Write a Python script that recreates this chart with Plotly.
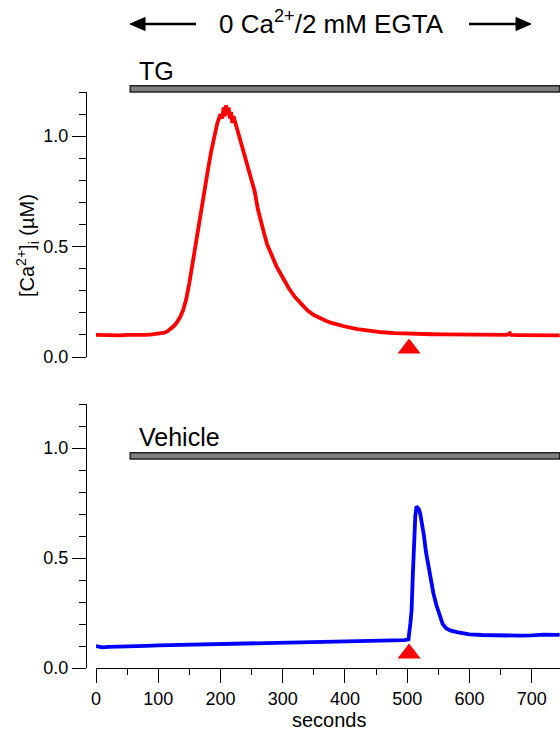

-*-

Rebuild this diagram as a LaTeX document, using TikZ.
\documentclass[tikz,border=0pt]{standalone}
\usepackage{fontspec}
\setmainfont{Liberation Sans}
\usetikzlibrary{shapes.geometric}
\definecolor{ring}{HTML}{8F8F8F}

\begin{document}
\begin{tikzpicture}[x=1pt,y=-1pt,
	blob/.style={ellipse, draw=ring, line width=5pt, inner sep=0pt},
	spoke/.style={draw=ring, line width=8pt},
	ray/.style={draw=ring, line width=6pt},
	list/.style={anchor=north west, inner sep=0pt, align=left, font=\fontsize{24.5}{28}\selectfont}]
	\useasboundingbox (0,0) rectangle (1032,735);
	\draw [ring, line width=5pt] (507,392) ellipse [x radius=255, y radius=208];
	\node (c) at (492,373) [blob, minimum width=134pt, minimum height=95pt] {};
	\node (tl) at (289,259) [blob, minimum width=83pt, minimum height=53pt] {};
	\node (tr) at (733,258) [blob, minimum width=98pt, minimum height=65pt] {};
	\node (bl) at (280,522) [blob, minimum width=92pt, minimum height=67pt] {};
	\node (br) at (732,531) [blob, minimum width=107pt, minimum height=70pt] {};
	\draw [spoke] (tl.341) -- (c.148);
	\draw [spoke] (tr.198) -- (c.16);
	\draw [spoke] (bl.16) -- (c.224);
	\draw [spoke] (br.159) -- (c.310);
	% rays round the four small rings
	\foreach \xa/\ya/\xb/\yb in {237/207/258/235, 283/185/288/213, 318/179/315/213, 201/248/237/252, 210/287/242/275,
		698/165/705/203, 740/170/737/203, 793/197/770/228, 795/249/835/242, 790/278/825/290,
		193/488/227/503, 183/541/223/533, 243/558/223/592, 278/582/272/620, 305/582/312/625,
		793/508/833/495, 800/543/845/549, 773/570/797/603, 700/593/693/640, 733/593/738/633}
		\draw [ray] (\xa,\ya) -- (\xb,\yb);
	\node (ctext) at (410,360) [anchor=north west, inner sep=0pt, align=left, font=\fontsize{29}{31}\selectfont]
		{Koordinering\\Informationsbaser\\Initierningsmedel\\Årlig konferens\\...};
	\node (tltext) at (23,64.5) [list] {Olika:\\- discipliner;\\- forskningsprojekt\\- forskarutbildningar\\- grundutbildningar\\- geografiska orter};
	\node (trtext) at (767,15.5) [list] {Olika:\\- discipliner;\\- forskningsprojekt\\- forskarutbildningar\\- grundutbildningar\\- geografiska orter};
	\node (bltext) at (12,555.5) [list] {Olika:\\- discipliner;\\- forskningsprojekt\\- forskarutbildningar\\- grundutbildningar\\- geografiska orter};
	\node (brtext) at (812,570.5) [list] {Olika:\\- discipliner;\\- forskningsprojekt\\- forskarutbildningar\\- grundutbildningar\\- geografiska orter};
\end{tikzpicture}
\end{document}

-*-

**WHAT YOU ARE ASKED TO DO**:
Pull every line containing "this" out of the records.

**RESPONSE BELOW**:
Write a Python script that recreates this chart with Plotly.
Rebuild this diagram as a LaTeX document, using TikZ.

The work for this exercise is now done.